Supplied data =
------------------------------------

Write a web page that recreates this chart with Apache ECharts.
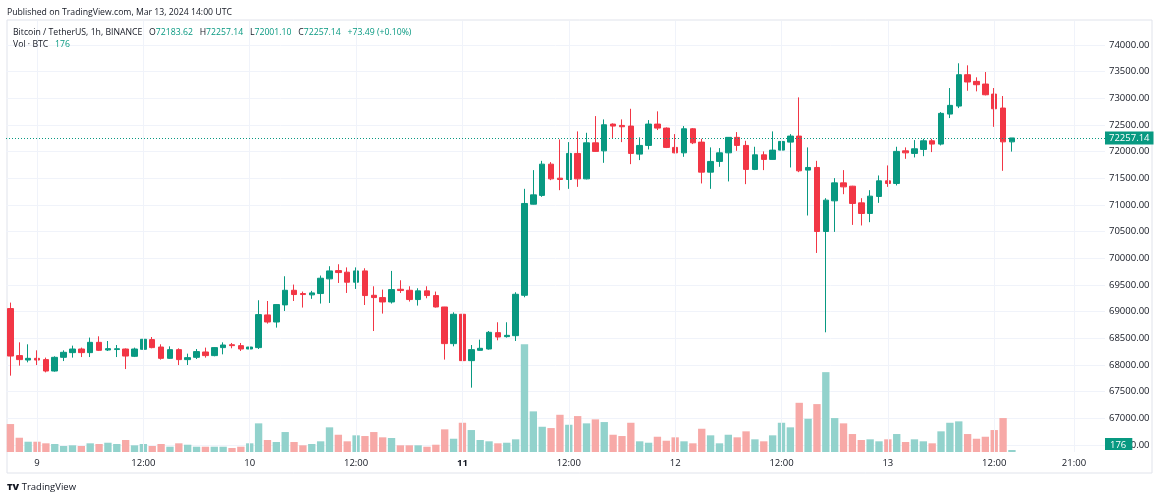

------------------------------------

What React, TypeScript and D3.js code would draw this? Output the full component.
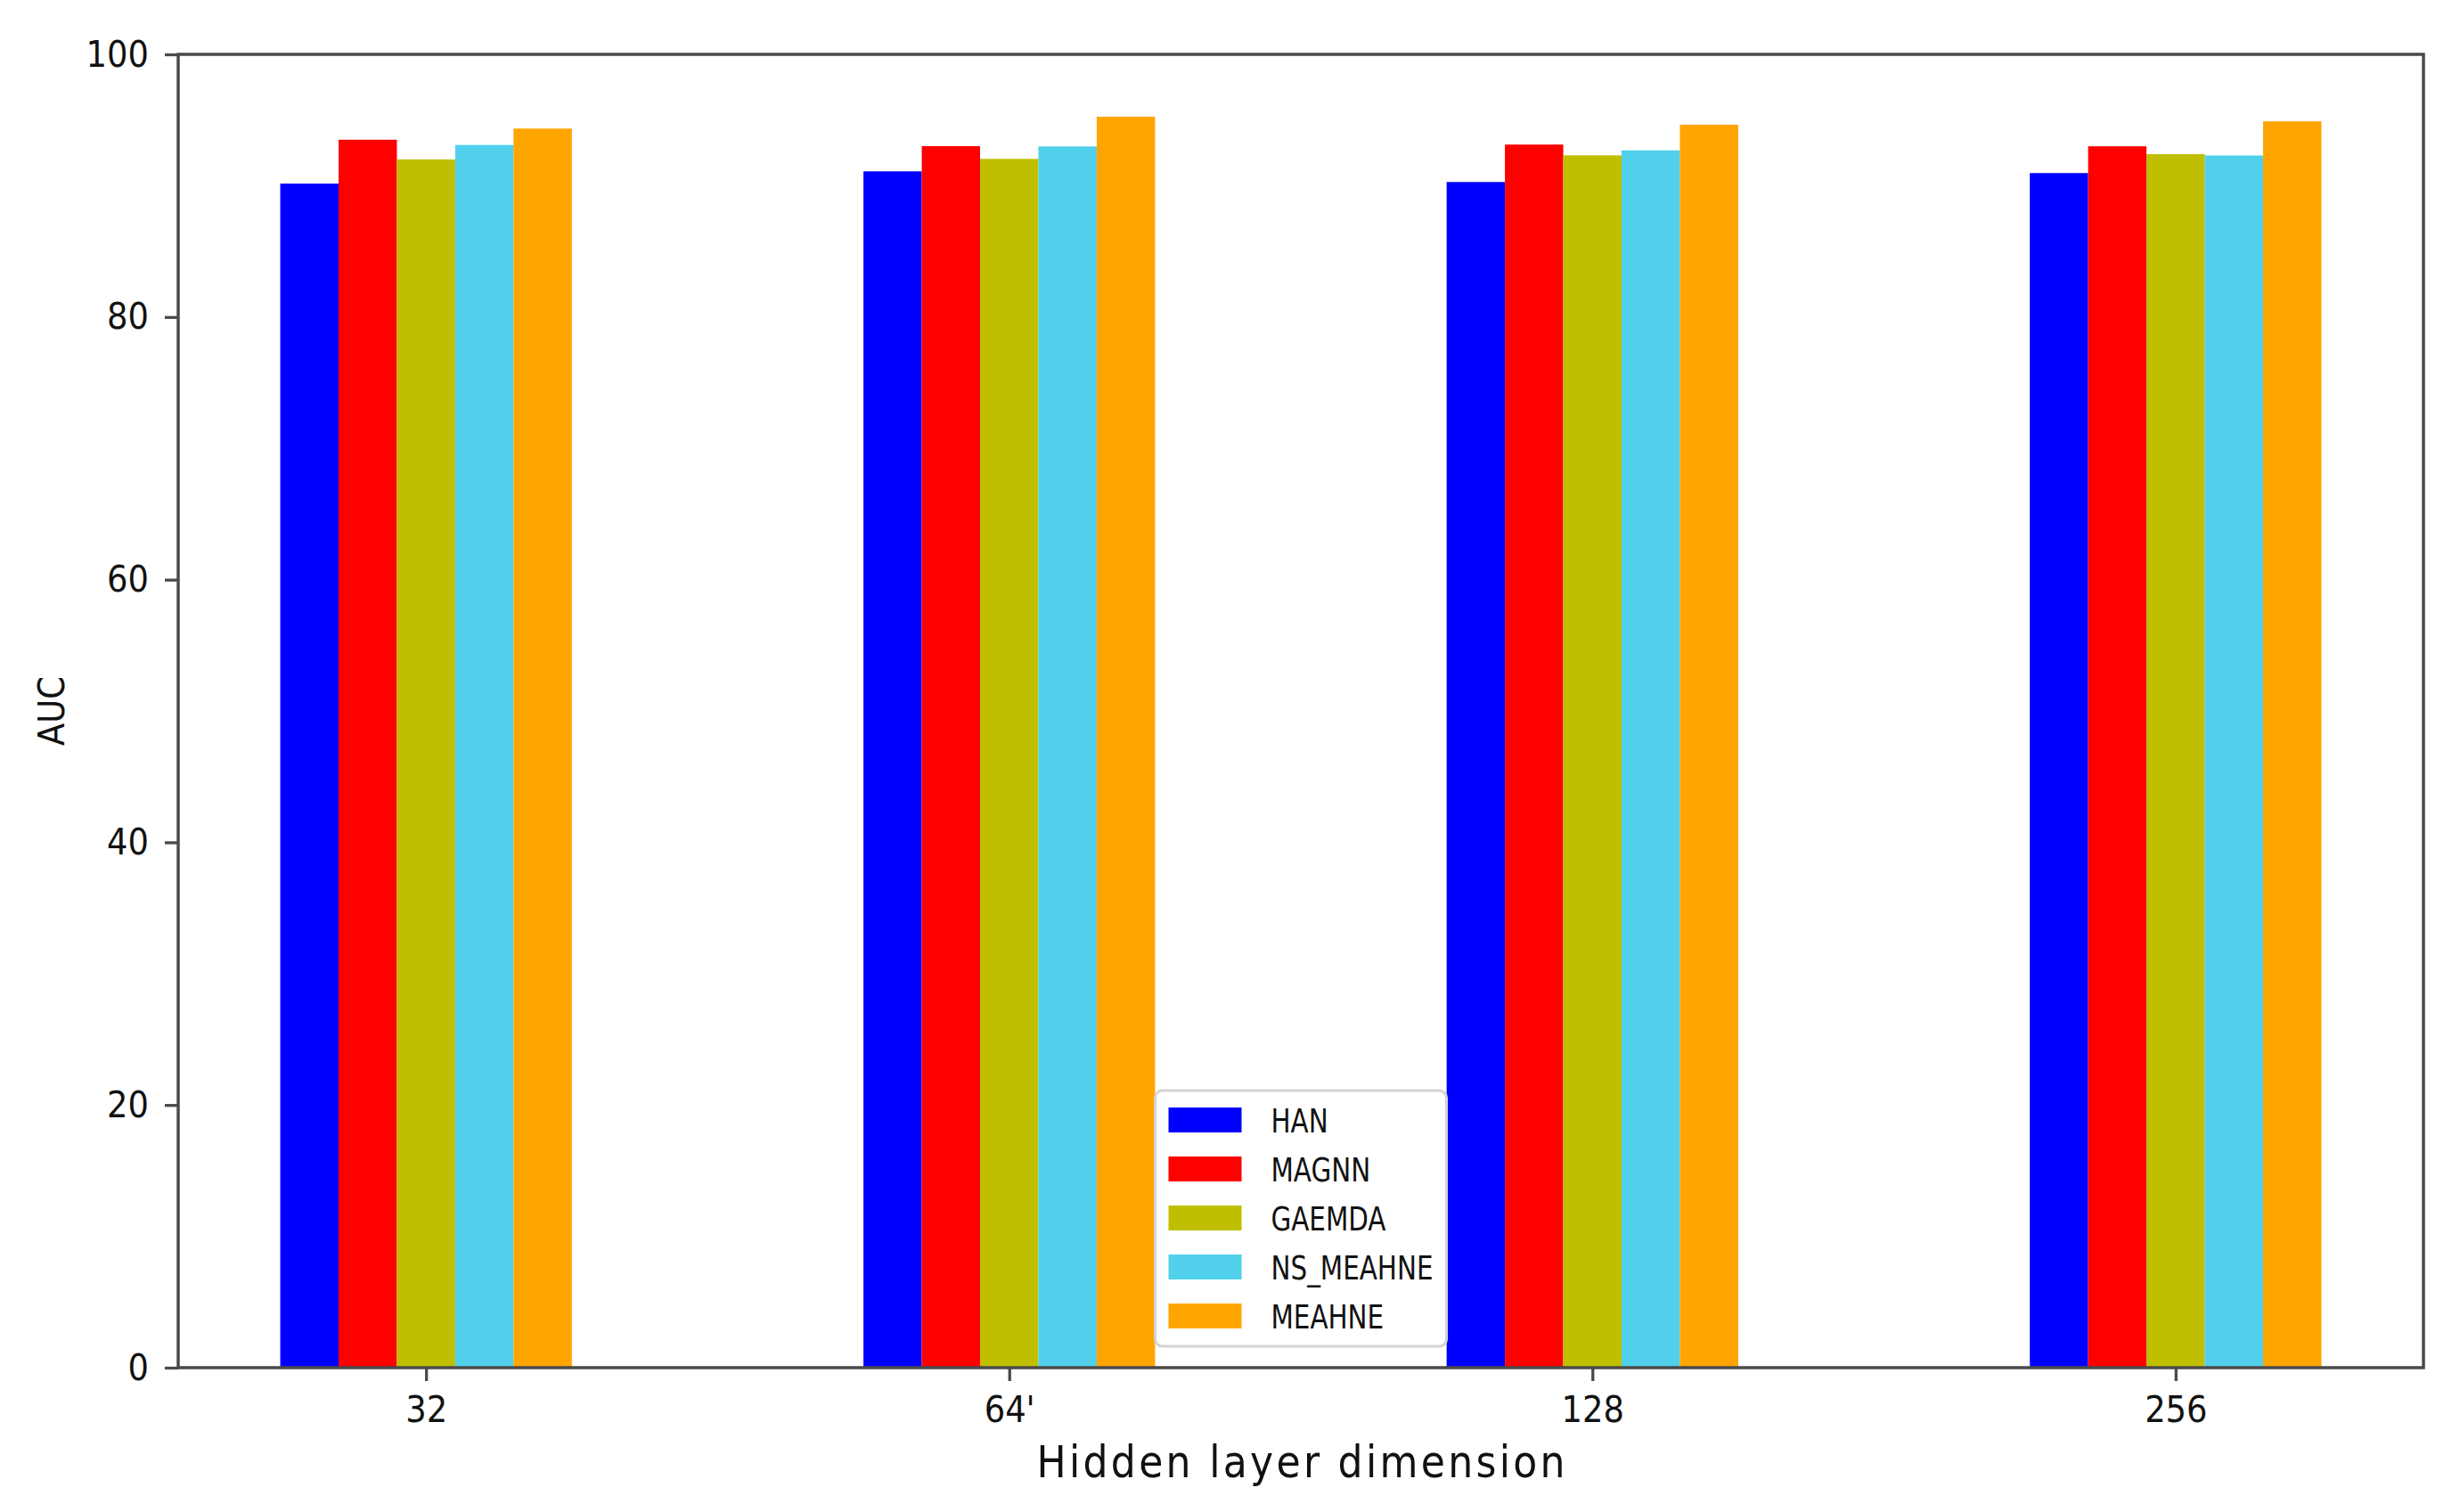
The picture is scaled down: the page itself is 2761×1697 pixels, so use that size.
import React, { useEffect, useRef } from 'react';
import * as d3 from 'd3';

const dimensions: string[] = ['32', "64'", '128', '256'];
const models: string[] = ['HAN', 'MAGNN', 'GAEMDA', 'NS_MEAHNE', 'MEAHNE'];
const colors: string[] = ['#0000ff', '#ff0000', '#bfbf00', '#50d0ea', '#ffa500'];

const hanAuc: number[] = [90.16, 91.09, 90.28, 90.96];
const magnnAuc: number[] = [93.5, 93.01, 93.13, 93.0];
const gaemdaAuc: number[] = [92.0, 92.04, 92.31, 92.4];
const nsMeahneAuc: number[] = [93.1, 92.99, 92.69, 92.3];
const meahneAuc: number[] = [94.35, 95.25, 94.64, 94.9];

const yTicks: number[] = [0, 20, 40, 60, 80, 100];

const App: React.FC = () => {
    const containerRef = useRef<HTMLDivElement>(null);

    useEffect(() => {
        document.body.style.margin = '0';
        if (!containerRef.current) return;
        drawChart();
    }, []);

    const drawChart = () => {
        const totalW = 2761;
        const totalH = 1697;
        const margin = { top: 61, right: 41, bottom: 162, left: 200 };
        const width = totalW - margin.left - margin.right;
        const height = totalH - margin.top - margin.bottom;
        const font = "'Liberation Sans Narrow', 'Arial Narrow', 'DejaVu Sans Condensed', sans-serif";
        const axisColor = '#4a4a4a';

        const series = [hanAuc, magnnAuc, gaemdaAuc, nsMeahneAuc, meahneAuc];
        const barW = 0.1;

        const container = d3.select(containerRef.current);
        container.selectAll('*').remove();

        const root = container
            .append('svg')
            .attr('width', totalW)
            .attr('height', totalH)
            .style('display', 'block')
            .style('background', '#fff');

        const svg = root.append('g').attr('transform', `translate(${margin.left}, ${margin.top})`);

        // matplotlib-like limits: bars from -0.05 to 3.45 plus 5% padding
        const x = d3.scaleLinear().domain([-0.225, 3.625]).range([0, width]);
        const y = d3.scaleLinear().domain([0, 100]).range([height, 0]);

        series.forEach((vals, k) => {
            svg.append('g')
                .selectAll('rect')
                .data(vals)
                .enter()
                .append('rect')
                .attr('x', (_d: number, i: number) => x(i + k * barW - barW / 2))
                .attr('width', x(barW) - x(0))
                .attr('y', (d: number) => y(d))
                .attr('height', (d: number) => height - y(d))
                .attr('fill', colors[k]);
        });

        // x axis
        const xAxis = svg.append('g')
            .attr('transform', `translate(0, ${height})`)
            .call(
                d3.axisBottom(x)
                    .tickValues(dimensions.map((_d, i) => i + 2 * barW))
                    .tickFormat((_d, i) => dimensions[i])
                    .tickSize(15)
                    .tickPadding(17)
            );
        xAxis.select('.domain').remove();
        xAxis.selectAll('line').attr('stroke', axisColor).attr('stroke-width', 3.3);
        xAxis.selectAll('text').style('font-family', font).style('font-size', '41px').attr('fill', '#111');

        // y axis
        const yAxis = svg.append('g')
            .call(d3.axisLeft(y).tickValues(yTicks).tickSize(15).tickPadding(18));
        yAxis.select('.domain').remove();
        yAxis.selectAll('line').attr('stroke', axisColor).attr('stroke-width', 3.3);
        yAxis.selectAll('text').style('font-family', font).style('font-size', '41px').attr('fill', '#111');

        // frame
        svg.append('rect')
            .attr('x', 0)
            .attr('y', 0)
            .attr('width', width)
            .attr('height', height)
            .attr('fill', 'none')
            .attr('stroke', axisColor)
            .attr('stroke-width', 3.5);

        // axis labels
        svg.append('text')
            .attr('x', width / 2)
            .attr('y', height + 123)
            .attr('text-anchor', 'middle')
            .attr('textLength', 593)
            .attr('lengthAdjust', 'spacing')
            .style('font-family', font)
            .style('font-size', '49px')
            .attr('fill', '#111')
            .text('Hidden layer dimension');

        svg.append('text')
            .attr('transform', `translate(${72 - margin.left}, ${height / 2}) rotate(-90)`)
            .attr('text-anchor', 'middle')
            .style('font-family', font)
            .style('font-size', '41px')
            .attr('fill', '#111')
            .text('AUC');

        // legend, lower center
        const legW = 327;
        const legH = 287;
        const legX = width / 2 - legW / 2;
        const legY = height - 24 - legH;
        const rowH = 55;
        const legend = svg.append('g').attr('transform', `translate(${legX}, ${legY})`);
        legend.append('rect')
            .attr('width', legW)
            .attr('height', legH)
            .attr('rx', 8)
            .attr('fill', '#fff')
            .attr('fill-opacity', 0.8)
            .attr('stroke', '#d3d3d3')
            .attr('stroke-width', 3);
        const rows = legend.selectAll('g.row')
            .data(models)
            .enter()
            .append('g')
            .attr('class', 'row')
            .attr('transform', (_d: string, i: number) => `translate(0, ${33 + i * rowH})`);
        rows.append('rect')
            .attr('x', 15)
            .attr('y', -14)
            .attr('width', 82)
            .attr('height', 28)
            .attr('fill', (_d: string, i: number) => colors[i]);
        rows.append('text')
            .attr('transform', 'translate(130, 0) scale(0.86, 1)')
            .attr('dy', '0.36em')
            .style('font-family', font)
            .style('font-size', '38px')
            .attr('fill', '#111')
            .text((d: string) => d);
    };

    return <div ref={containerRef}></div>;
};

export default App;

------------------------------------

What you should do = Using the entries above, repeat only the lines from the one containing "The picture is" through the one containing "import * as d3 from 'd3';", end lines included.

Answer to this problem =
The picture is scaled down: the page itself is 2761×1697 pixels, so use that size.
import React, { useEffect, useRef } from 'react';
import * as d3 from 'd3';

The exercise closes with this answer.